Martin pointed to Iceland, where the prime minister stepped aside amid public outrage when it was discovered through the leaked Panama Papers that his family had sheltered money offshore.
The local hotelier and environmentalist compared "the level of maturity displayed by the people of Iceland" with the Dominican public's response to the issue that led Linton to demand his deputy's resignation.
"The people [of Iceland] were saying, 'we will not be embarrassed like that'. The Iceland situation shows how any civilized, civil people should respond."
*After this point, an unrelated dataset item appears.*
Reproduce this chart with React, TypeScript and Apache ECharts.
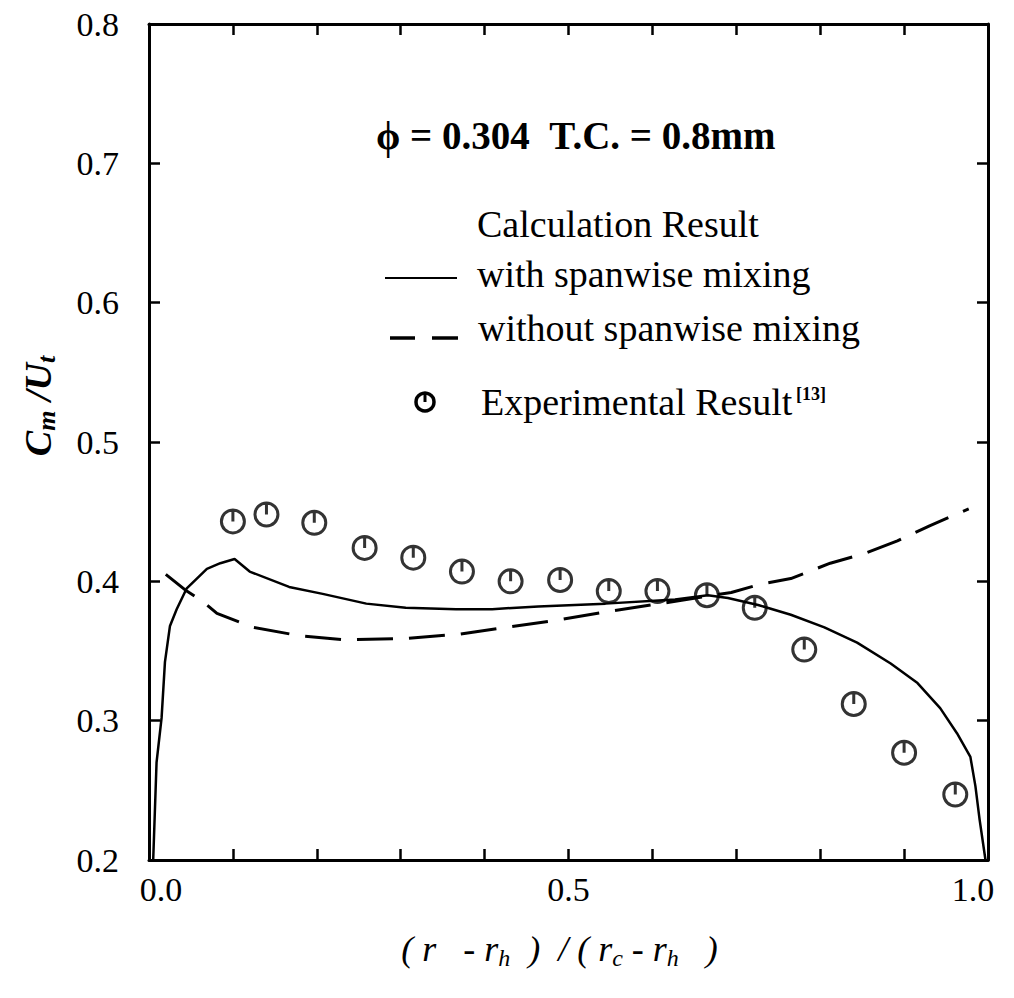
import React, { useEffect, useRef } from 'react';
import * as echarts from 'echarts';

// ---- Data ----
const withMixingX = [0.005, 0.009, 0.015, 0.019, 0.025, 0.033, 0.045, 0.069, 0.085, 0.102, 0.12, 0.167, 0.207, 0.259, 0.306, 0.366, 0.409, 0.464, 0.544, 0.627, 0.666, 0.69, 0.726, 0.765, 0.805, 0.844, 0.884, 0.916, 0.943, 0.963, 0.979, 0.985, 0.99, 0.997];
const withMixingY = [0.2, 0.27, 0.302, 0.342, 0.368, 0.38, 0.395, 0.409, 0.413, 0.416, 0.407, 0.396, 0.391, 0.384, 0.381, 0.38, 0.38, 0.382, 0.384, 0.387, 0.39, 0.388, 0.383, 0.376, 0.367, 0.356, 0.341, 0.327, 0.309, 0.291, 0.274, 0.253, 0.229, 0.2];

const withoutMixingX = [0.02, 0.045, 0.063, 0.081, 0.124, 0.179, 0.235, 0.306, 0.369, 0.425, 0.485, 0.544, 0.62, 0.694, 0.729, 0.765, 0.812, 0.853, 0.892, 0.931, 0.977];
const withoutMixingY = [0.405, 0.393, 0.386, 0.377, 0.367, 0.361, 0.358, 0.359, 0.362, 0.367, 0.372, 0.378, 0.385, 0.392, 0.398, 0.402, 0.413, 0.42, 0.429, 0.44, 0.452];

const expX = [0.1, 0.14, 0.197, 0.257, 0.315, 0.373, 0.431, 0.49, 0.548, 0.606, 0.665, 0.722, 0.781, 0.84, 0.9, 0.961];
const expY = [0.443, 0.448, 0.442, 0.424, 0.417, 0.407, 0.4, 0.401, 0.393, 0.393, 0.39, 0.381, 0.351, 0.312, 0.277, 0.247];

const xLabelValues = [0, 0.5, 1.0];
const xLabelTexts = ['0.0', '0.5', '1.0'];

const legendTitle = 'Calculation Result';
const legendWith = 'with spanwise mixing';
const legendWithout = 'without spanwise mixing';
const legendExp = 'Experimental Result';
const legendRef = '[13]';
const conditionText = 'ϕ = 0.304  T.C. = 0.8mm';

const SERIF = '"Liberation Serif", "Times New Roman", serif';
const markerPath = 'path://M12,1 A11,11 0 1,1 12,23 A11,11 0 1,1 12,1 Z M12,1 L12,12';

const zip = (xs: number[], ys: number[]) => xs.map((x, i) => [x, ys[i]]);

const makeLine = () => ({ show: true, onZero: false, lineStyle: { color: '#000', width: 3 } });
const makeTick = () => ({ show: true, inside: true, length: 11, lineStyle: { color: '#000', width: 2.5 } });

export default function App() {
  const ref = useRef<HTMLDivElement>(null);
  useEffect(() => {
    if (!ref.current) return;
    const chart = echarts.init(ref.current, null, { renderer: 'svg' });

    const legendText = (text: string, x: number, y: number, size = 38, weight = 'normal') => ({
      type: 'text', x, y,
      style: { text, fontFamily: SERIF, fontSize: size, fontWeight: weight, fill: '#000', align: 'left', verticalAlign: 'middle' },
    });

    const option: any = {
      animation: false,
      backgroundColor: '#fff',
      grid: { left: 149, right: 26, top: 24, bottom: 138 },
      xAxis: [
        {
          type: 'value', min: 0, max: 1, interval: 0.1, position: 'bottom',
          axisLine: makeLine(), axisTick: makeTick(), splitLine: { show: false },
          axisLabel: {
            color: '#000', fontFamily: SERIF, fontSize: 34, margin: 12,
            formatter: (v: number) => {
              const i = xLabelValues.findIndex((t) => Math.abs(t - v) < 1e-6);
              if (i < 0) return '';
              if (i === 0) return '{l|' + xLabelTexts[i] + '}';
              if (i === xLabelValues.length - 1) return '{r|' + xLabelTexts[i] + '}';
              return xLabelTexts[i];
            },
            rich: {
              l: { fontFamily: SERIF, fontSize: 34, color: '#000', padding: [0, 0, 0, 24] },
              r: { fontFamily: SERIF, fontSize: 34, color: '#000', padding: [0, 30, 0, 0] },
            },
          },
          name: '{i|( r   - r}{s|h}{i|  )  / ( r}{s|c}{i| - r}{s|h}{i|   )}',
          nameLocation: 'middle', nameGap: 68,
          nameTextStyle: {
            padding: [0, 18, 0, 0],
            rich: {
              i: { fontFamily: SERIF, fontStyle: 'italic', fontSize: 36, color: '#000', lineHeight: 42 },
              s: { fontFamily: SERIF, fontStyle: 'italic', fontSize: 24, color: '#000', lineHeight: 24, verticalAlign: 'bottom' },
            },
          },
        },
        {
          type: 'value', min: 0, max: 1, interval: 0.1, position: 'top',
          axisLine: makeLine(), axisTick: makeTick(), axisLabel: { show: false }, splitLine: { show: false },
        },
      ],
      yAxis: [
        {
          type: 'value', min: 0.2, max: 0.8, interval: 0.1, position: 'left',
          axisLine: makeLine(), axisTick: makeTick(), splitLine: { show: false },
          axisLabel: { color: '#000', fontFamily: SERIF, fontSize: 34, margin: 30, formatter: (v: number) => v.toFixed(1) },
        },
        {
          type: 'value', min: 0.2, max: 0.8, interval: 0.1, position: 'right',
          axisLine: makeLine(), axisTick: makeTick(), axisLabel: { show: false }, splitLine: { show: false },
        },
      ],
      series: [
        {
          name: legendWith, type: 'line', data: zip(withMixingX, withMixingY),
          showSymbol: false, symbol: 'none', smooth: false,
          lineStyle: { color: '#000', width: 2.5 },
        },
        {
          name: legendWithout, type: 'line', data: zip(withoutMixingX, withoutMixingY),
          showSymbol: false, symbol: 'none', smooth: false,
          lineStyle: { color: '#000', width: 3, type: [36, 16] },
        },
        {
          name: legendExp, type: 'scatter', data: zip(expX, expY),
          symbol: markerPath, symbolSize: 23,
          itemStyle: { color: 'rgba(0,0,0,0)', borderColor: '#000', borderWidth: 3 },
        },
      ],
      graphic: [
        legendText(conditionText, 376, 135, 39, 'bold'),
        legendText(legendTitle, 477, 224),
        { type: 'line', shape: { x1: 385, y1: 278, x2: 457, y2: 278 }, style: { stroke: '#000', lineWidth: 2 } },
        legendText(legendWith, 477, 274),
        { type: 'line', shape: { x1: 390, y1: 338, x2: 415, y2: 338 }, style: { stroke: '#000', lineWidth: 3.5 } },
        { type: 'line', shape: { x1: 432, y1: 338, x2: 458, y2: 338 }, style: { stroke: '#000', lineWidth: 3.5 } },
        legendText(legendWithout, 478, 328),
        { type: 'circle', shape: { cx: 425, cy: 402, r: 9 }, style: { fill: 'none', stroke: '#000', lineWidth: 3.5 } },
        { type: 'line', shape: { x1: 425, y1: 393, x2: 425, y2: 402 }, style: { stroke: '#000', lineWidth: 3 } },
        legendText(legendExp, 481, 402),
        legendText(legendRef, 796, 394, 18, 'bold'),
        {
          type: 'text', x: 38, y: 406, rotation: Math.PI / 2,
          style: {
            text: '{c|C}{s|m}{c| /U}{s|t}',
            align: 'center', verticalAlign: 'middle',
            rich: {
              c: { fontFamily: SERIF, fontStyle: 'italic', fontWeight: 'bold', fontSize: 38, fill: '#000', lineHeight: 42 },
              s: { fontFamily: SERIF, fontStyle: 'italic', fontWeight: 'bold', fontSize: 26, fill: '#000', lineHeight: 26, verticalAlign: 'bottom' },
            },
          },
        },
      ],
    };

    chart.setOption(option);
    return () => chart.dispose();
  }, []);

  return (
    <div
      ref={ref}
      style={{ position: 'fixed', left: 0, top: 0, width: 1014, height: 998, background: '#fff' }}
    />
  );
}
DLP acolytes have jumped on the opportunity presented by the rift, convinced that the UWP will be worse off for it. However, Martin sees it differently, arguing that it is the DLP which, at the end of it all, will be seen as the party that embraces immorality and distasteful behaviour.
"In a strange kind of way, the organization that is going to come out a winner in this is the UWP. That's because they are the only political organization to come out, and come out early with a clear position on how to deal with the abuse of children [while] the Labour Party chose to play party politics with it by using Joshua as a wedge," Martin told The Sun. "The DLP is running the risk of being the party that embraced [immorality]."
His position notwithstanding, it is impossible to miss the obvious discomfort that the situation has caused Linton, who, according to the Barbadian political scientist and pollster Peter Wickham, is getting a rude awakening in the world of politics.
"I guess it's the kind of thing he is now understanding what politics is all about. It was easy being on the radio throwing stones, but managing a political party is a different thing," Wickham told The Sun.
It's also a rude awakening for Francis who is travelling at the speed of light on the highway to hell with nary a stop sign in sight.